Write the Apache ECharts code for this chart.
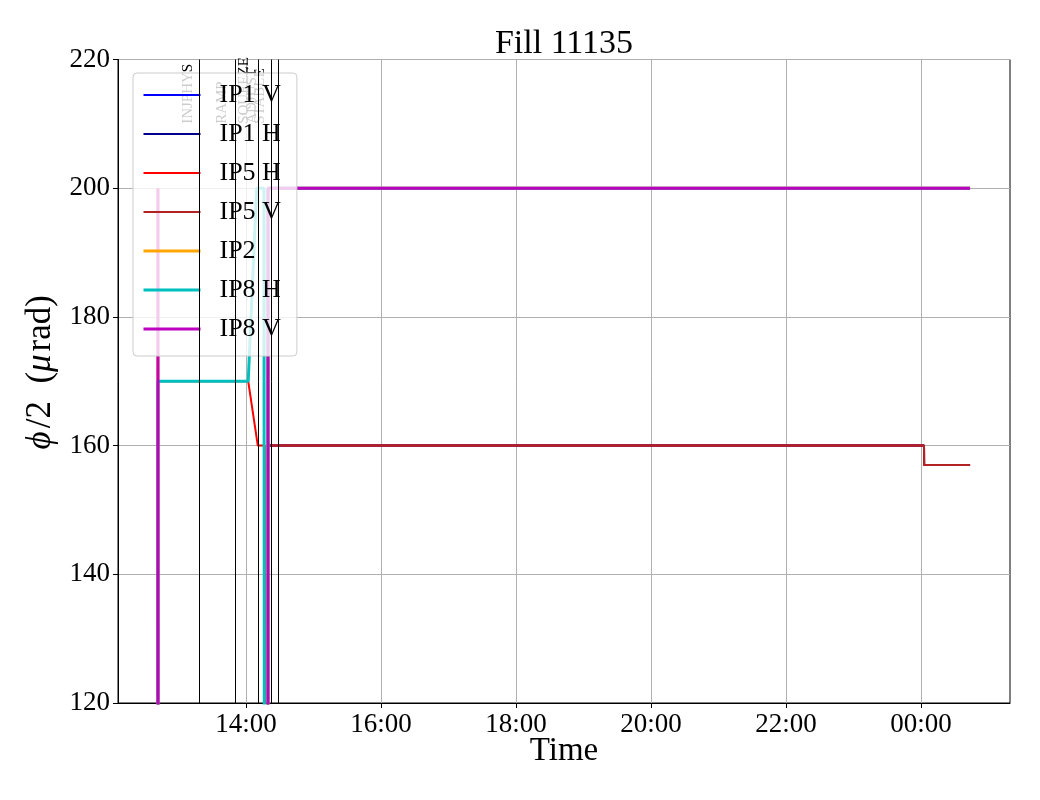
<!DOCTYPE html>
<html>
<head>
<meta charset="utf-8">
<script src="https://cdn.jsdelivr.net/npm/echarts@6/dist/echarts.min.js"></script>
<style>
  html, body { margin: 0; padding: 0; background: #fff; }
  #chart { width: 1040px; height: 800px; }
</style>
</head>
<body>
<div id="chart"></div>
<script>
// crossing angle per IP, [time, value] ; times after midnight belong to the next day
const ip1V = [['14:19:30', 0], ['14:19:35', 160], ['00:02:40', 160], ['00:02:45', 157], ['00:43:35', 157]]
const ip1H = [['14:19:30', 0], ['14:19:35', 160], ['00:02:40', 160], ['00:02:45', 157], ['00:43:35', 157]]
const ip5H = [['12:41:45', 0], ['12:41:45', 170], ['14:02:00', 170], ['14:10:30', 160], ['14:16:40', 160],
              ['14:17:00', 0], ['14:19:30', 0], ['14:19:35', 160], ['00:02:40', 160], ['00:02:45', 157], ['00:43:35', 157]]
const ip5V = [['14:19:30', 0], ['14:19:35', 160], ['00:02:40', 160], ['00:02:45', 157], ['00:43:35', 157]]
const ip2  = [['12:41:45', 0], ['12:41:45', 200], ['12:42:00', 0], ['14:19:30', 0], ['14:19:35', 200], ['00:43:35', 200]]
const ip8H = [['12:41:45', 0], ['12:41:45', 170], ['14:02:00', 170], ['14:09:30', 200], ['14:16:00', 200],
              ['14:16:40', 0], ['14:19:30', 0], ['14:19:35', 200], ['00:43:35', 200]]
const ip8V = [['12:41:45', 0], ['12:41:45', 200], ['12:42:00', 0], ['14:19:30', 0], ['14:19:35', 200], ['00:43:35', 200]]

const seriesNames = ['IP1 V', 'IP1 H', 'IP5 H', 'IP5 V', 'IP2', 'IP8 H', 'IP8 V']
const seriesColors = ['#0000ff', '#00008b', '#ff0000', '#b22222', '#ffa500', '#00bfbf', '#bf00bf']
const seriesWidths = [2, 2, 2, 2, 3, 3, 3]

// beam modes
const modeLineTimes = ['13:18:30', '13:50:10', '14:10:55', '14:22:50', '14:28:40']
const modeLabels = ['INJPHYS', 'RAMP', 'SQUEEZE', 'ADJUST', 'STABLE']
const modeLabelTimes = ['13:15:00', '13:45:00', '14:04:40', '14:11:45', '14:18:50']
const modeLabelY = 210

const xTicks = ['14:00', '16:00', '18:00', '20:00', '22:00', '00:00']
const xMin = '12:06:15'
const xMax = '01:19:05'

// hours since midnight of the first day
function t(s) {
  const p = s.split(':').map(Number)
  let h = p[0]
  if (h < 12) h += 24
  return h + p[1] / 60 + (p[2] || 0) / 3600
}
function fmt(v) {
  const h = Math.floor(v + 1e-6) % 24
  const m = Math.round((v - Math.floor(v + 1e-6)) * 60)
  return String(h).padStart(2, '0') + ':' + String(m).padStart(2, '0')
}

const allData = [ip1V, ip1H, ip5H, ip5V, ip2, ip8H, ip8V]
const font = 'Liberation Serif'
const tickVals = xTicks.map(t)

const chart = echarts.init(document.getElementById('chart'))

const option = {
  animation: false,
  title: {
    text: 'Fill 11135',
    left: 559, top: 22, textAlign: 'center',
    textStyle: { fontFamily: font, fontSize: 34, fontWeight: 'normal', color: '#000' }
  },
  grid: {
    left: 118, right: 30, top: 59.5, bottom: 97,
    show: true, borderColor: '#000', borderWidth: 1
  },
  legend: {
    data: seriesNames,
    orient: 'vertical',
    left: 133, top: 73,
    padding: [7, 16, 12, 9],
    itemWidth: 57, itemHeight: 14, itemGap: 9,
    backgroundColor: 'rgba(255,255,255,0.8)',
    borderColor: '#cccccc', borderWidth: 1, borderRadius: 4,
    itemStyle: { opacity: 0 },
    lineStyle: { width: 'inherit' },
    textStyle: { fontFamily: font, fontSize: 26, color: '#000', lineHeight: 30, padding: [0, 0, 0, 14] }
  },
  xAxis: {
    type: 'value',
    min: t(xMin), max: t(xMax),
    name: 'Time', nameLocation: 'middle', nameGap: 32, nameMoveOverlap: false,
    nameTextStyle: { fontFamily: font, fontSize: 33, color: '#000' },
    axisLine: { onZero: false, lineStyle: { color: '#000', width: 1 } },
    axisTick: { show: true, length: 5, lineStyle: { color: '#000' }, customValues: tickVals },
    axisLabel: {
      fontFamily: font, fontSize: 27, color: '#000', margin: 8,
      customValues: tickVals,
      formatter: v => fmt(v)
    },
    splitLine: { show: true, lineStyle: { color: '#b0b0b0', width: 1 } }
  },
  yAxis: {
    type: 'value', min: 120, max: 220, interval: 20,
    name: '{i|ϕ}/2  ({i|μ}rad)', nameLocation: 'middle', nameGap: 56,
    nameTextStyle: {
      fontFamily: font, fontSize: 35, color: '#000', padding: [0, 0, 0, 18],
      rich: { i: { fontFamily: font, fontSize: 35, fontStyle: 'italic', color: '#000', padding: [0, 3, 0, 0] } }
    },
    axisLine: { show: true, lineStyle: { color: '#000', width: 1 } },
    axisTick: { show: true, length: 5, lineStyle: { color: '#000' } },
    axisLabel: { fontFamily: font, fontSize: 27, color: '#000', margin: 8 },
    splitLine: { show: true, lineStyle: { color: '#b0b0b0', width: 1 } }
  },
  series: seriesNames.map((name, i) => {
    const s = {
      name: name,
      type: 'line',
      symbol: 'none',
      clip: true,
      color: seriesColors[i],
      lineStyle: { color: seriesColors[i], width: seriesWidths[i] },
      data: allData[i].map(d => [t(d[0]), d[1]])
    }
    if (i === 0) {
      s.markLine = {
        silent: true, symbol: 'none',
        label: { show: false },
        lineStyle: { color: '#000', width: 1, type: 'solid' },
        data: modeLineTimes.map(m => ({ xAxis: t(m) }))
      }
    }
    return s
  })
}

chart.setOption(option)

// mode names written vertically next to the mode lines
chart.setOption({
  graphic: modeLabels.map((lab, i) => {
    const p = chart.convertToPixel({ gridIndex: 0 }, [t(modeLabelTimes[i]), modeLabelY])
    return {
      type: 'text', z: 1, silent: true,
      x: p[0], y: p[1], rotation: Math.PI / 2,
      style: {
        text: lab, fill: '#000', fontFamily: font, fontSize: 15,
        align: 'left', verticalAlign: 'bottom'
      }
    }
  })
})
</script>
</body>
</html>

------------------------------------------------

_Goal_
Copy each line above precisely, dropping the pictures.

_Expected answer_
Write the Apache ECharts code for this chart.
<!DOCTYPE html>
<html>
<head>
<meta charset="utf-8">
<script src="https://cdn.jsdelivr.net/npm/echarts@6/dist/echarts.min.js"></script>
<style>
  html, body { margin: 0; padding: 0; background: #fff; }
  #chart { width: 1040px; height: 800px; }
</style>
</head>
<body>
<div id="chart"></div>
<script>
// crossing angle per IP, [time, value] ; times after midnight belong to the next day
const ip1V = [['14:19:30', 0], ['14:19:35', 160], ['00:02:40', 160], ['00:02:45', 157], ['00:43:35', 157]]
const ip1H = [['14:19:30', 0], ['14:19:35', 160], ['00:02:40', 160], ['00:02:45', 157], ['00:43:35', 157]]
const ip5H = [['12:41:45', 0], ['12:41:45', 170], ['14:02:00', 170], ['14:10:30', 160], ['14:16:40', 160],
              ['14:17:00', 0], ['14:19:30', 0], ['14:19:35', 160], ['00:02:40', 160], ['00:02:45', 157], ['00:43:35', 157]]
const ip5V = [['14:19:30', 0], ['14:19:35', 160], ['00:02:40', 160], ['00:02:45', 157], ['00:43:35', 157]]
const ip2  = [['12:41:45', 0], ['12:41:45', 200], ['12:42:00', 0], ['14:19:30', 0], ['14:19:35', 200], ['00:43:35', 200]]
const ip8H = [['12:41:45', 0], ['12:41:45', 170], ['14:02:00', 170], ['14:09:30', 200], ['14:16:00', 200],
              ['14:16:40', 0], ['14:19:30', 0], ['14:19:35', 200], ['00:43:35', 200]]
const ip8V = [['12:41:45', 0], ['12:41:45', 200], ['12:42:00', 0], ['14:19:30', 0], ['14:19:35', 200], ['00:43:35', 200]]

const seriesNames = ['IP1 V', 'IP1 H', 'IP5 H', 'IP5 V', 'IP2', 'IP8 H', 'IP8 V']
const seriesColors = ['#0000ff', '#00008b', '#ff0000', '#b22222', '#ffa500', '#00bfbf', '#bf00bf']
const seriesWidths = [2, 2, 2, 2, 3, 3, 3]

// beam modes
const modeLineTimes = ['13:18:30', '13:50:10', '14:10:55', '14:22:50', '14:28:40']
const modeLabels = ['INJPHYS', 'RAMP', 'SQUEEZE', 'ADJUST', 'STABLE']
const modeLabelTimes = ['13:15:00', '13:45:00', '14:04:40', '14:11:45', '14:18:50']
const modeLabelY = 210

const xTicks = ['14:00', '16:00', '18:00', '20:00', '22:00', '00:00']
const xMin = '12:06:15'
const xMax = '01:19:05'

// hours since midnight of the first day
function t(s) {
  const p = s.split(':').map(Number)
  let h = p[0]
  if (h < 12) h += 24
  return h + p[1] / 60 + (p[2] || 0) / 3600
}
function fmt(v) {
  const h = Math.floor(v + 1e-6) % 24
  const m = Math.round((v - Math.floor(v + 1e-6)) * 60)
  return String(h).padStart(2, '0') + ':' + String(m).padStart(2, '0')
}

const allData = [ip1V, ip1H, ip5H, ip5V, ip2, ip8H, ip8V]
const font = 'Liberation Serif'
const tickVals = xTicks.map(t)

const chart = echarts.init(document.getElementById('chart'))

const option = {
  animation: false,
  title: {
    text: 'Fill 11135',
    left: 559, top: 22, textAlign: 'center',
    textStyle: { fontFamily: font, fontSize: 34, fontWeight: 'normal', color: '#000' }
  },
  grid: {
    left: 118, right: 30, top: 59.5, bottom: 97,
    show: true, borderColor: '#000', borderWidth: 1
  },
  legend: {
    data: seriesNames,
    orient: 'vertical',
    left: 133, top: 73,
    padding: [7, 16, 12, 9],
    itemWidth: 57, itemHeight: 14, itemGap: 9,
    backgroundColor: 'rgba(255,255,255,0.8)',
    borderColor: '#cccccc', borderWidth: 1, borderRadius: 4,
    itemStyle: { opacity: 0 },
    lineStyle: { width: 'inherit' },
    textStyle: { fontFamily: font, fontSize: 26, color: '#000', lineHeight: 30, padding: [0, 0, 0, 14] }
  },
  xAxis: {
    type: 'value',
    min: t(xMin), max: t(xMax),
    name: 'Time', nameLocation: 'middle', nameGap: 32, nameMoveOverlap: false,
    nameTextStyle: { fontFamily: font, fontSize: 33, color: '#000' },
    axisLine: { onZero: false, lineStyle: { color: '#000', width: 1 } },
    axisTick: { show: true, length: 5, lineStyle: { color: '#000' }, customValues: tickVals },
    axisLabel: {
      fontFamily: font, fontSize: 27, color: '#000', margin: 8,
      customValues: tickVals,
      formatter: v => fmt(v)
    },
    splitLine: { show: true, lineStyle: { color: '#b0b0b0', width: 1 } }
  },
  yAxis: {
    type: 'value', min: 120, max: 220, interval: 20,
    name: '{i|ϕ}/2  ({i|μ}rad)', nameLocation: 'middle', nameGap: 56,
    nameTextStyle: {
      fontFamily: font, fontSize: 35, color: '#000', padding: [0, 0, 0, 18],
      rich: { i: { fontFamily: font, fontSize: 35, fontStyle: 'italic', color: '#000', padding: [0, 3, 0, 0] } }
    },
    axisLine: { show: true, lineStyle: { color: '#000', width: 1 } },
    axisTick: { show: true, length: 5, lineStyle: { color: '#000' } },
    axisLabel: { fontFamily: font, fontSize: 27, color: '#000', margin: 8 },
    splitLine: { show: true, lineStyle: { color: '#b0b0b0', width: 1 } }
  },
  series: seriesNames.map((name, i) => {
    const s = {
      name: name,
      type: 'line',
      symbol: 'none',
      clip: true,
      color: seriesColors[i],
      lineStyle: { color: seriesColors[i], width: seriesWidths[i] },
      data: allData[i].map(d => [t(d[0]), d[1]])
    }
    if (i === 0) {
      s.markLine = {
        silent: true, symbol: 'none',
        label: { show: false },
        lineStyle: { color: '#000', width: 1, type: 'solid' },
        data: modeLineTimes.map(m => ({ xAxis: t(m) }))
      }
    }
    return s
  })
}

chart.setOption(option)

// mode names written vertically next to the mode lines
chart.setOption({
  graphic: modeLabels.map((lab, i) => {
    const p = chart.convertToPixel({ gridIndex: 0 }, [t(modeLabelTimes[i]), modeLabelY])
    return {
      type: 'text', z: 1, silent: true,
      x: p[0], y: p[1], rotation: Math.PI / 2,
      style: {
        text: lab, fill: '#000', fontFamily: font, fontSize: 15,
        align: 'left', verticalAlign: 'bottom'
      }
    }
  })
})
</script>
</body>
</html>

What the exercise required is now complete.